I'm an evolutionary biologist that mostly researches wild bees in Australia, Fiji, and on a global scale. I have a particular interest in the drivers behind diversity and how those same drivers might threaten diversity. I am very interested in a diversity of topics ranging from macroevolution, macroecology, conservation, systematics, and organismal biology. I try to answer questions relating to these topics using diverse methods such as R-coding, phylogenetics, geographical information systems (GIS), field work, morphometrics, statistics, and whatever else I can use to learn about the natural world. I prefer to use an integrative approach and falsify or support hypotheses using diverse methods.

Abstract:

As an evolutionary biologist, the questions that I ask are varied and often interdisciplinary. No matter the question, I find myself answering some aspects of it with species occurrence datasets. At the very least, species occurrence data provides important context.

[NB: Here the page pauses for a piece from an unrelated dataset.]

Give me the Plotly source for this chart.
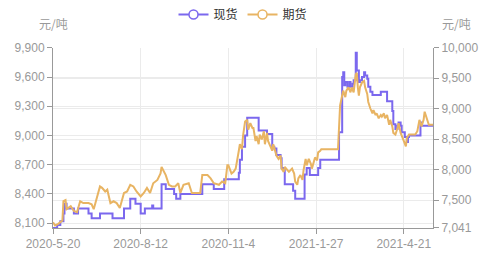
import plotly.graph_objects as go

# 现货 (spot) - left axis, step changes
spot_dates = [
    "2020-05-20", "2020-05-24", "2020-05-27", "2020-05-30", "2020-05-31", "2020-06-02",
    "2020-06-09", "2020-06-13", "2020-06-23", "2020-06-26", "2020-07-04", "2020-07-16",
    "2020-07-27", "2020-08-02", "2020-08-07", "2020-08-12", "2020-08-16", "2020-08-23",
    "2020-08-24", "2020-09-01", "2020-09-05", "2020-09-13", "2020-09-15", "2020-09-19",
    "2020-10-10", "2020-10-21", "2020-10-31", "2020-11-12", "2020-11-14", "2020-11-15",
    "2020-11-17", "2020-11-20", "2020-11-22", "2020-12-03", "2020-12-11", "2020-12-16",
    "2020-12-18", "2020-12-20", "2020-12-24", "2020-12-25", "2020-12-28", "2021-01-05",
    "2021-01-07", "2021-01-16", "2021-01-18", "2021-01-21", "2021-01-29", "2021-01-31",
    "2021-02-18", "2021-02-21", "2021-02-22", "2021-02-23", "2021-02-24", "2021-02-26",
    "2021-02-28", "2021-03-01", "2021-03-03", "2021-03-04", "2021-03-06", "2021-03-07",
    "2021-03-09", "2021-03-10", "2021-03-12", "2021-03-14", "2021-03-15", "2021-03-17",
    "2021-03-18", "2021-03-20", "2021-03-22", "2021-03-30", "2021-04-05", "2021-04-10",
    "2021-04-11", "2021-04-13", "2021-04-15", "2021-04-16", "2021-04-18", "2021-04-19",
    "2021-04-22", "2021-04-24", "2021-04-25", "2021-04-26", "2021-05-07", "2021-05-08",
    "2021-05-19",
]
spot_values = [
    8050, 8080, 8120, 8200, 8300, 8250,
    8200, 8250, 8200, 8150, 8200, 8150,
    8250, 8350, 8300, 8200, 8250, 8280,
    8250, 8500, 8450, 8400, 8350, 8400,
    8500, 8450, 8550, 8550, 8616, 8750,
    8883, 9000, 9183, 9050, 9016, 8883,
    8866, 8800, 8766, 8666, 8500, 8433,
    8350, 8600, 8666, 8593, 8666, 8750,
    9033, 9600, 9650, 9516, 9550, 9500,
    9550, 9500, 9530, 9566, 9850, 9666,
    9550, 9566, 9600, 9650, 9616, 9583,
    9500, 9450, 9416, 9450, 9350, 9250,
    9116, 9066, 9100, 9133, 9100, 9033,
    8983, 8933, 8983, 9000, 9133, 9100,
    9100,
]

# 期货 (futures) - right axis
fut_dates = [
    "2020-05-20", "2020-05-22", "2020-05-25", "2020-05-29", "2020-05-30", "2020-06-01",
    "2020-06-02", "2020-06-06", "2020-06-09", "2020-06-12", "2020-06-15", "2020-06-18",
    "2020-06-23", "2020-06-26", "2020-06-28", "2020-07-04", "2020-07-06", "2020-07-09",
    "2020-07-11", "2020-07-12", "2020-07-14", "2020-07-17", "2020-07-20", "2020-07-23",
    "2020-07-27", "2020-07-30", "2020-08-02", "2020-08-05", "2020-08-08", "2020-08-12",
    "2020-08-15", "2020-08-18", "2020-08-21", "2020-08-24", "2020-08-28", "2020-08-31",
    "2020-09-01", "2020-09-05", "2020-09-08", "2020-09-11", "2020-09-14", "2020-09-17",
    "2020-09-19", "2020-09-22", "2020-09-27", "2020-09-30", "2020-10-08", "2020-10-10",
    "2020-10-15", "2020-10-18", "2020-10-21", "2020-10-26", "2020-10-29", "2020-11-01",
    "2020-11-03", "2020-11-04", "2020-11-07", "2020-11-09", "2020-11-11", "2020-11-14",
    "2020-11-15", "2020-11-17", "2020-11-18", "2020-11-20", "2020-11-22", "2020-11-23",
    "2020-11-25", "2020-11-27", "2020-11-28", "2020-11-30", "2020-12-01", "2020-12-03",
    "2020-12-04", "2020-12-06", "2020-12-08", "2020-12-09", "2020-12-11", "2020-12-12",
    "2020-12-14", "2020-12-16", "2020-12-17", "2020-12-19", "2020-12-20", "2020-12-22",
    "2020-12-24", "2020-12-25", "2020-12-27", "2020-12-28", "2021-01-01", "2021-01-04",
    "2021-01-06", "2021-01-07", "2021-01-09", "2021-01-10", "2021-01-12", "2021-01-14",
    "2021-01-15", "2021-01-17", "2021-01-18", "2021-01-20", "2021-01-22", "2021-01-23",
    "2021-01-25", "2021-01-26", "2021-01-28", "2021-01-29", "2021-01-31", "2021-02-01",
    "2021-02-17", "2021-02-18", "2021-02-19", "2021-02-21", "2021-02-22", "2021-02-24",
    "2021-02-25", "2021-02-27", "2021-03-01", "2021-03-02", "2021-03-04", "2021-03-06",
    "2021-03-07", "2021-03-08", "2021-03-09", "2021-03-10", "2021-03-12", "2021-03-14",
    "2021-03-15", "2021-03-17", "2021-03-18", "2021-03-20", "2021-03-22", "2021-03-23",
    "2021-03-25", "2021-03-26", "2021-03-28", "2021-03-30", "2021-03-31", "2021-04-02",
    "2021-04-03", "2021-04-05", "2021-04-07", "2021-04-08", "2021-04-10", "2021-04-11",
    "2021-04-13", "2021-04-15", "2021-04-16", "2021-04-18", "2021-04-19", "2021-04-21",
    "2021-04-23", "2021-04-24", "2021-04-26", "2021-05-02", "2021-05-04", "2021-05-05",
    "2021-05-06", "2021-05-08", "2021-05-10", "2021-05-11", "2021-05-13", "2021-05-15",
    "2021-05-19",
]
fut_values = [
    7136, 7083, 7110, 7163, 7483, 7500,
    7350, 7400, 7320, 7300, 7480, 7450,
    7450, 7430, 7350, 7723, 7700, 7640,
    7670, 7590, 7450, 7480, 7450, 7370,
    7616, 7640, 7750, 7723, 7640, 7560,
    7616, 7700, 7616, 7776, 7830, 7936,
    8043, 7910, 7750, 7723, 7723, 7776,
    7616, 7750, 7776, 7616, 7616, 7910,
    7910, 7856, 7776, 7750, 7803, 7776,
    8070, 8070, 7936, 7963, 8016, 8310,
    8416, 8336, 8550, 8790, 8816, 8656,
    8763, 8683, 8683, 8470, 8550, 8416,
    8576, 8496, 8630, 8416, 8603, 8470,
    8400, 8310, 8416, 8283, 8230, 8176,
    8230, 8016, 7963, 8043, 7963, 8016,
    7936, 7803, 7750, 7856, 7910, 7830,
    7990, 8176, 8070, 8176, 8096, 8016,
    8150, 8200, 8150, 8283, 8310, 8336,
    8336, 8870, 9056, 9216, 9296, 9190,
    9296, 9350, 9270, 9350, 9270, 9563,
    9590, 9350, 9216, 9350, 9430, 9456,
    9350, 9243, 9110, 9003, 8923, 8976,
    8896, 8923, 8843, 8896, 8870, 8923,
    8843, 8896, 8736, 8816, 8710, 8603,
    8576, 8683, 8763, 8603, 8550, 8470,
    8380, 8523, 8576, 8576, 8630, 8710,
    8816, 8710, 8816, 8950, 8843, 8736,
    8736,
]

x_tick_vals = ["2020-05-20", "2020-08-12", "2020-11-04", "2021-01-27", "2021-04-21"]
x_tick_text = ["2020-5-20", "2020-8-12", "2020-11-4", "2021-1-27", "2021-4-21"]
left_ticks = [8100, 8400, 8700, 9000, 9300, 9600, 9900]
right_ticks = [7041, 7500, 8000, 8500, 9000, 9500, 10000]

PURPLE = "#7B68EE"
ORANGE = "#E8B463"
FONT = "Liberation Sans, Noto Sans CJK SC, sans-serif"

fig = go.Figure()
fig.add_trace(go.Scatter(x=spot_dates, y=spot_values, mode="lines", name="现货",
                         line=dict(color=PURPLE, width=2, shape="hv"), showlegend=False))
fig.add_trace(go.Scatter(x=fut_dates, y=fut_values, mode="lines", name="期货", yaxis="y2",
                         line=dict(color=ORANGE, width=2), showlegend=False))
# legend entries
for nm, col in [("现货", PURPLE), ("期货", ORANGE)]:
    fig.add_trace(go.Scatter(x=[None], y=[None], mode="lines+markers", name=nm,
                             line=dict(color=col, width=2),
                             marker=dict(symbol="circle", size=9, color="white",
                                         line=dict(color=col, width=1.5))))

fig.update_layout(
    width=500, height=263,
    margin=dict(l=53, r=67, t=43, b=35),
    paper_bgcolor="white", plot_bgcolor="white",
    font=dict(family=FONT, size=12, color="#999999"),
    showlegend=True,
    legend=dict(orientation="h", x=0.5, xanchor="center", y=1.0, yref="container",
                yanchor="top", font=dict(size=12, color="#333333", family="Noto Sans CJK SC"),
                itemwidth=30, bgcolor="rgba(0,0,0,0)"),
    xaxis=dict(type="date", range=["2020-05-20", "2021-05-19"],
               tickvals=x_tick_vals, ticktext=x_tick_text,
               showgrid=True, gridcolor="#EBEBEB", gridwidth=1,
               showline=True, linecolor="#999999", linewidth=1,
               ticks="outside", ticklen=5, tickcolor="#999999",
               tickfont=dict(size=12, color="#999999"), zeroline=False),
    yaxis=dict(range=[8050, 9900], tickvals=left_ticks, tickformat=",d",
               showgrid=True, gridcolor="#EBEBEB", gridwidth=1,
               showline=True, linecolor="#999999", linewidth=1,
               ticks="outside", ticklen=5, tickcolor="#999999",
               tickfont=dict(size=12, color="#999999"), zeroline=False),
    yaxis2=dict(range=[7041, 10000], tickvals=right_ticks, tickformat=",d",
                overlaying="y", side="right",
                showgrid=True, gridcolor="#EBEBEB", gridwidth=1,
                showline=True, linecolor="#999999", linewidth=1,
                ticks="outside", ticklen=5, tickcolor="#999999",
                tickfont=dict(size=12, color="#999999"), zeroline=False),
    annotations=[
        dict(text="元/吨", xref="paper", yref="paper", x=0.0, y=1.0, yshift=14,
             xanchor="center", yanchor="bottom", showarrow=False,
             font=dict(size=12, color="#999999", family="Noto Sans CJK SC")),
        dict(text="元/吨", xref="paper", yref="paper", x=1.0, y=1.0, yshift=14, xshift=7,
             xanchor="left", yanchor="bottom", showarrow=False,
             font=dict(size=12, color="#999999", family="Noto Sans CJK SC")),
    ],
)

fig.write_html("out.html")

But this is where the problems start and you may find yourself asking some critical questions, such as: Do I only need to download data from one place? Are my data really fit for purpose? Is this datum really unique? This can be the point that some researchers may give up or decide to ignore the many issues with occurrence datasets. To remedy this, my collaborators and I have created BeeBDC, a new R package for any taxon, and a global bee occurrence dataset. In our example, we combined >18.3 million bee occurrence records from multiple public repositories (GBIF, SCAN, iDigBio, USGS, ALA) and smaller private datasets, then standardised, flagged, deduplicated, and cleaned the data using the reproducible BeeBDC R-workflow. By publishing reproducible R workflows and globally cleaned datasets, we aim to increase the accessibility and reliability of downstream analyses. Our workflow can be implemented for any taxon to support research and conservation.